New Release – Different Time Different Place (EP) by Harrison and Dunkley

On Friday 19th November Harrison and Dunkley released a limited edition CD of their new EP ‘Different Time Different Place’. The digital release will be available for streaming on 26th November. A Bandcamp pre-save is available.

Did you have to overcome any difficulties with writing or recording?

‘Lockdown. The EP started in the first lockdown and ended in the last. We work fast and semi improvisationally, recording parts as we come up with them, layering them together, often changing them as we record in reaction to what we’ve done, allowing for growth and progression. We bounce off each other but that doesn’t work 40 miles apart. So the first section was pretty much myself (Harrison), the second section Pete (Dunkley) – I just put a couple of guitars over that quickly when we got together again – 3 & 4 out of lockdown, 5 back in lockdown, Dunkley had his Fender 6 set up and sent me some chords he’d just came up with. The whole piece has an air of lockdown which we didn’t realise till the end – it permeates it.”

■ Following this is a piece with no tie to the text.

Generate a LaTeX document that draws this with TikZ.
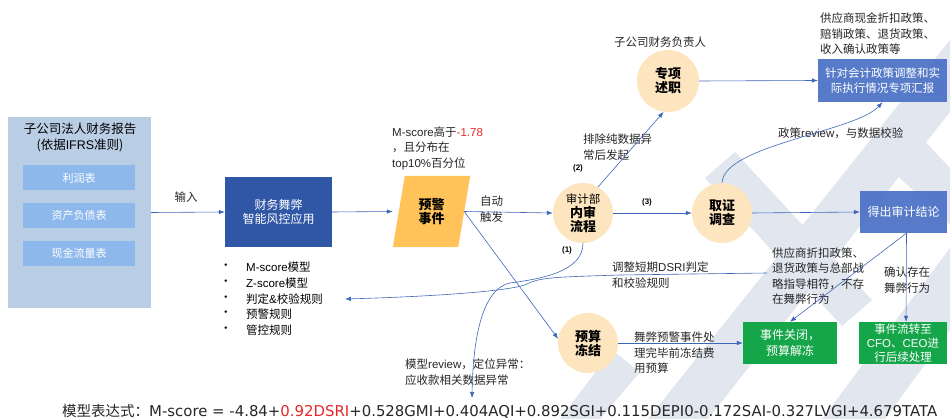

“The other main difficulty was knowing that a Harvard professor of music and internationally recognised composer, Chaya Czernowin, whose voice we used throughout, from an hour long interview with Susanna Eastburn MBE of Sound and Music was going to be listening to it, till we thought ‘stuff it, it’s us’ and just wrote and recorded like we normally do. You have to be yourself.”

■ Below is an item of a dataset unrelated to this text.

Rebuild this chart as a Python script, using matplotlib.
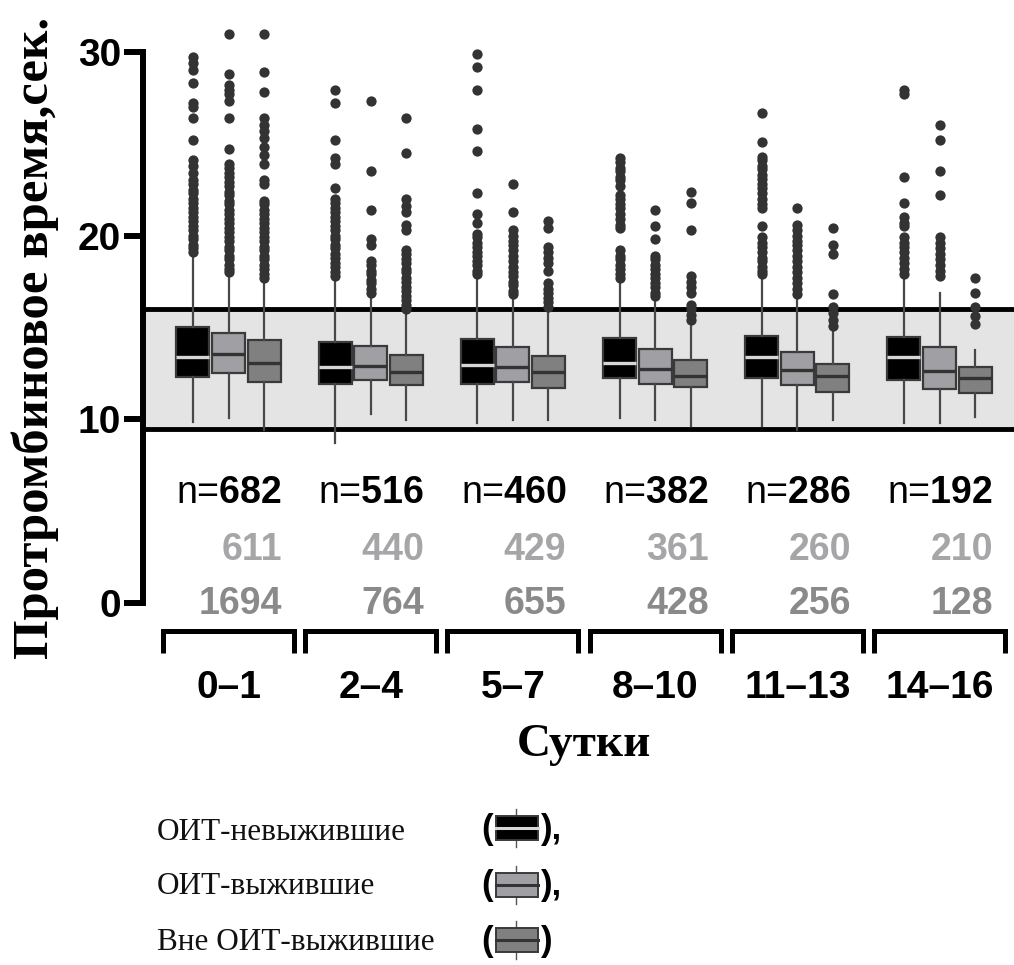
import matplotlib
matplotlib.use("Agg")
import matplotlib.pyplot as plt
from matplotlib import font_manager
from matplotlib.patches import Rectangle

# ---------------- data ----------------
groups = ["0–1", "2–4", "5–7", "8–10", "11–13", "14–16"]
series = ["ОИТ-невыжившие", "ОИТ-выжившие", "Вне ОИТ-выжившие"]

n_nonsurv = [682, 516, 460, 382, 286, 192]
n_icu_surv = [611, 440, 429, 361, 260, 210]
n_out_surv = [1694, 764, 655, 428, 256, 128]

# ОИТ-невыжившие
med_a = [13.40, 12.86, 12.95, 13.05, 13.37, 13.40]
q1_a = [12.32, 11.92, 11.92, 12.23, 12.23, 12.14]
q3_a = [15.03, 14.22, 14.35, 14.40, 14.53, 14.46]
lo_a = [9.88, 8.71, 9.79, 10.06, 9.61, 9.79]
hi_a = [18.9, 17.65, 17.8, 17.5, 17.7, 17.7]
fl_a = [
    [29.7, 29.4, 29.0, 28.3, 27.2, 27.0, 26.4, 25.2, 24.1, 23.8, 23.4, 23.0, 22.8, 22.5,
     22.3, 22.0, 21.8, 21.5, 21.3, 21.0, 20.8, 20.5, 20.3, 20.0, 19.8, 19.5, 19.3, 19.1],
    [27.9, 27.2, 25.2, 24.2, 23.9, 22.6, 22.0, 21.8, 21.5, 21.3, 21.0, 20.8, 20.5, 20.3,
     20.0, 19.8, 19.5, 19.3, 19.0, 18.8, 18.5, 18.3, 18.0, 17.8],
    [29.9, 29.2, 27.9, 25.8, 24.6, 22.3, 21.2, 20.7, 20.1, 19.9, 19.6, 19.4, 19.1, 18.9,
     18.6, 18.4, 18.1, 17.9],
    [24.2, 24.0, 23.7, 23.5, 23.2, 23.0, 22.7, 22.2, 22.0, 21.7, 21.5, 21.2, 20.9, 20.6,
     20.4, 19.2, 18.9, 18.7, 18.4, 18.2, 17.9, 17.7],
    [26.7, 25.1, 24.3, 24.1, 23.8, 23.6, 23.3, 23.1, 22.8, 22.6, 22.3, 22.0, 21.7, 21.5,
     20.5, 19.9, 19.6, 19.4, 19.1, 18.8, 18.6, 18.3, 18.1, 17.9],
    [27.9, 27.7, 23.2, 21.8, 21.0, 20.7, 20.5, 19.9, 19.6, 19.4, 19.1, 18.8, 18.5, 18.2, 17.9],
]

# ОИТ-выжившие
med_b = [13.53, 12.92, 12.83, 12.74, 12.68, 12.65]
q1_b = [12.54, 12.14, 12.05, 11.92, 11.87, 11.64]
q3_b = [14.72, 14.00, 13.95, 13.80, 13.68, 13.95]
lo_b = [10.06, 10.28, 9.97, 9.97, 9.43, 9.79]
hi_b = [17.9, 16.7, 16.6, 16.4, 16.5, 16.9]
fl_b = [
    [31.0, 28.8, 28.2, 27.9, 27.7, 27.3, 26.4, 24.7, 23.9, 23.7, 23.4, 23.2, 22.9, 22.7,
     22.4, 22.2, 21.9, 21.7, 21.4, 21.2, 20.9, 20.7, 20.4, 20.2, 19.9, 19.7, 19.4, 19.2,
     18.9, 18.7, 18.4, 18.2, 18.0],
    [27.3, 23.5, 21.4, 19.8, 19.5, 18.6, 18.4, 18.1, 17.9, 17.6, 17.4, 17.1, 16.9],
    [22.8, 21.3, 20.3, 20.0, 19.7, 19.5, 19.2, 18.9, 18.6, 18.3, 18.0, 17.8, 17.5, 17.3,
     17.0, 16.8],
    [21.4, 20.5, 19.8, 18.9, 18.7, 18.4, 18.2, 17.9, 17.7, 17.4, 17.2, 16.9, 16.7],
    [21.5, 20.6, 20.3, 20.0, 19.7, 19.5, 19.2, 18.9, 18.6, 18.3, 18.0, 17.7, 17.4, 17.1, 16.8],
    [26.0, 25.2, 23.5, 22.2, 19.9, 19.6, 19.3, 19.0, 18.7, 18.4, 18.1, 17.8],
]

# Вне ОИТ-выжившие
med_c = [13.04, 12.56, 12.56, 12.37, 12.36, 12.23]
q1_c = [12.05, 11.87, 11.69, 11.74, 11.51, 11.42]
q3_c = [14.31, 13.50, 13.44, 13.22, 13.01, 12.83]
lo_c = [9.43, 9.97, 9.97, 9.61, 9.97, 10.15]
hi_c = [17.5, 15.9, 15.8, 15.2, 15.0, 13.77]
fl_c = [
    [31.0, 28.9, 27.8, 26.4, 26.0, 25.7, 25.3, 24.8, 24.4, 23.9, 23.0, 22.8, 21.9, 21.7,
     21.4, 21.2, 20.9, 20.7, 20.4, 20.2, 19.9, 19.7, 19.4, 19.2, 18.9, 18.7, 18.4, 18.2,
     17.9, 17.7],
    [26.4, 24.5, 22.0, 21.6, 21.3, 20.6, 20.3, 19.2, 19.0, 18.7, 18.5, 18.2, 18.0, 17.7,
     17.5, 17.2, 17.0, 16.7, 16.5, 16.2, 16.0],
    [20.8, 20.4, 19.4, 19.1, 18.8, 18.5, 18.1, 17.4, 17.1, 16.9, 16.6, 16.4, 16.1],
    [22.4, 21.8, 20.3, 17.8, 17.5, 17.2, 16.9, 16.2, 16.0, 15.7, 15.4],
    [20.4, 19.5, 19.0, 16.8, 16.1, 15.8, 15.4, 15.1],
    [17.7, 16.9, 16.1, 15.6, 15.2],
]

ref_low, ref_high = 9.45, 16.0
yticks = [0, 10, 20, 30]

# ---------------- fonts ----------------
avail = {f.name for f in font_manager.fontManager.ttflist}
narrow = "Liberation Sans Narrow" if "Liberation Sans Narrow" in avail else None
sans = "Liberation Sans"
serif = "Liberation Serif"
plt.rcParams["font.family"] = [sans, "DejaVu Sans"]
plt.rcParams["mathtext.fontset"] = "custom"
plt.rcParams["mathtext.rm"] = sans
plt.rcParams["mathtext.bf"] = sans + ":bold"

tick_font = dict(family=narrow, size=32, weight="bold") if narrow else dict(family=sans, size=28, weight="bold")
grp_font = dict(family=narrow, size=31, weight="bold") if narrow else dict(family=sans, size=28, weight="bold")

# ---------------- figure ----------------
W, H = 1014, 965
fig = plt.figure(figsize=(W / 100, H / 100), dpi=100)

y0_px, ppu = 603.0, 18.37          # pixel of value 0, pixels per unit
ytop = 31.6
x_left_px, g0_px, gstep = 142.7, 228.5, 142.2
xmin = (x_left_px - g0_px) / gstep
xmax = (W - g0_px) / gstep
ax = fig.add_axes([x_left_px / W, (H - y0_px) / H, 1 - x_left_px / W,
                   (ytop * ppu) / H])
ax.set_xlim(xmin, xmax)
ax.set_ylim(0, ytop)

# reference band
ax.axhspan(ref_low, ref_high, facecolor="#e4e4e4", edgecolor="none", zorder=0)
for yv in (ref_low, ref_high):
    ax.axhline(yv, color="black", lw=3.5, zorder=1)

styles = [
    dict(face="#000000", med="#d6d6d6"),
    dict(face="#a0a0a4", med="#333333"),
    dict(face="#808080", med="#333333"),
]
offsets = [-0.25, 0.0, 0.25]
bw = 0.232
all_stats = [
    (med_a, q1_a, q3_a, lo_a, hi_a, fl_a),
    (med_b, q1_b, q3_b, lo_b, hi_b, fl_b),
    (med_c, q1_c, q3_c, lo_c, hi_c, fl_c),
]
for s, (med, q1, q3, lo, hi, fl) in enumerate(all_stats):
    stats = [dict(med=med[i], q1=q1[i], q3=q3[i], whislo=lo[i], whishi=hi[i],
                  fliers=fl[i]) for i in range(len(groups))]
    pos = [i + offsets[s] for i in range(len(groups))]
    ax.bxp(stats, positions=pos, widths=bw, patch_artist=True, showcaps=False,
           boxprops=dict(facecolor=styles[s]["face"], edgecolor="#3a3a3a", linewidth=1.6),
           whiskerprops=dict(color="#484848", linewidth=1.6),
           medianprops=dict(color=styles[s]["med"], linewidth=2.4),
           flierprops=dict(marker="o", markersize=7.4, markerfacecolor="#333333",
                           markeredgecolor="none", linestyle="none"),
           manage_ticks=False, zorder=3)

# axes styling
for sp in ("top", "right", "bottom"):
    ax.spines[sp].set_visible(False)
ax.spines["left"].set_linewidth(4.3)
ax.spines["left"].set_bounds(0, 30)
ax.set_xticks([])
ax.set_yticks(yticks)
ax.set_yticklabels([str(t) for t in yticks], fontdict=tick_font)
ax.tick_params(axis="y", length=14, width=4.3, pad=1.5)

# n labels
def y_of(px):
    return (y0_px - px) / ppu

for i in range(len(groups)):
    xr = i + 0.376
    ax.text(xr, y_of(493), "n=$\\mathbf{%d}$" % n_nonsurv[i], ha="right", va="center",
            fontsize=27, color="black", family=sans)
    ax.text(xr, y_of(550), str(n_icu_surv[i]), ha="right", va="center", fontsize=27,
            weight="bold", color="#a6a6a8", family=sans)
    ax.text(xr, y_of(603.5), str(n_out_surv[i]), ha="right", va="center", fontsize=27,
            weight="bold", color="#8a8a8a", family=sans)
    # bracket
    ax.plot([i - 0.46, i - 0.46, i + 0.46, i + 0.46],
            [y_of(652.7), y_of(630.5), y_of(630.5), y_of(652.7)],
            color="black", lw=3.6, clip_on=False, solid_joinstyle="miter",
            solid_capstyle="butt")
    ax.text(i, y_of(688), groups[i], ha="center", va="center", **grp_font)

ax.text(2.5, y_of(745), "Сутки", ha="center", va="center", family=serif,
        weight="bold", fontsize=34)

fig.text(35 / W, 1 - 338 / H, "Протромбиновое время,сек.", rotation=90,
         ha="center", va="center", family=serif, weight="bold", fontsize=36.5)

# legend (pixel-coordinate overlay)
oax = fig.add_axes([0, 0, 1, 1], zorder=5)
oax.set_xlim(0, W)
oax.set_ylim(H, 0)
oax.axis("off")
leg_y = [832, 887, 942]
icon_y = [828, 885, 940]
closers = ["),", "),", ")"]
for s in range(3):
    oax.text(157, leg_y[s], series[s], ha="left", va="center", family=serif,
             fontsize=22.5, color="#111111")
    cy = icon_y[s]
    oax.plot([516, 516], [cy - 19, cy + 19], color="#555555", lw=1.0)
    oax.add_patch(Rectangle((496, cy - 12), 42, 24, facecolor=styles[s]["face"],
                            edgecolor="#3a3a3a", lw=1.4, zorder=3))
    oax.plot([496, 538], [cy, cy], color=styles[s]["med"], lw=2.2, zorder=4)
    oax.text(493, cy + 1, "(", ha="right", va="center", family=sans, fontsize=25,
             weight="bold")
    oax.text(541, cy + 1, closers[s], ha="left", va="center", family=sans, fontsize=25,
             weight="bold")

fig.savefig("out.png", dpi=100)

Does the whole album fit into a particular musical genre, or does it borrow from multiple forms? 

“We very much plow our own furrow. We do our own form of minimalism and anything else we feel like doing. We come from what would called a post-punk background, first playing together in 1980, and this comes into what we do. We’re entirely self taught and never tried to sound like anyone else, and so we don’t sound like anyone else. A lot of what we do crosses over into areas that would usually fall into the classical domain. We pretty much live in our own genre. The only criteria we have is whether something’s good, whether it works. In this case I think the piece works together as whole beautifully.”

What are your favourite memories of writing and/or recording the album? 

“Getting permission to use the interview from Chaya Czernowin and Susanna Eastburn MBE of Sound and Music, they loved the idea – we loved the musicality of Chaya’s voice, it reminded us of Anais Nin.”

“How the finished piece all came together by accident. We usually leave space for mistakes and serendipity. In this case the piece wasn’t working. So I dropped a couple of longer sections, took Chaya’s voice from them and put it over the first and fourth parts, letting it fall where it may, and cutting it where the music finished – the only word I moved a little was ‘timing’, as it would have sounded bad if the timing was off on that. I burnt a CD to see how it was sounding, putting an unrelated track on the end to see what my mix was like, pressed play and that was it – finished piece. We didn’t change a thing and released it like that.”

What does the album’s title reveal?

“‘Different Time Different Place’ was both from the feel of the first lockdown, when the world had a different air, we were in a different time space and could hear birds properly, and people wanted to alter their work-life balance.It also fitted the writing/recording process, Chaya being in a different time and place when she recorded the interview, and myself and Pete being in different times and places when we wrote a lot of it.”

Bio

We are Stuart Harrison and Peter Dunkley. We first met in Coventry in 1980, playing in several bands together. Afterwards met up periodically to write and play. 

In 2015 we reconnected musically, oddly after Peter had moved back to Coventry where we now record. Our musical journeys had many common elements and  had progressed from post-punk to a form of minimalism that had as much to do with Steve Reich, Philip Glass and Terry Riley as it did Wire or Public Image Ltd.

Our work builds upon layered improvisation. We work quickly only playing most parts as we compose them, leaving space for fortuitous mistakes. On occasion we use found sounds to inspire us. We occasionally collaborate with musicians, more commonly with artists – Martin Green (fine artist) we produced a track and film where Martin was ‘playing’ the Lino in an old newspaper print room and another where he boiled N2O canisters in a pyrex dish. With Julia O’Connell (textile artist) we produced a track and film with her playing her gran’s old Singer sewing machine.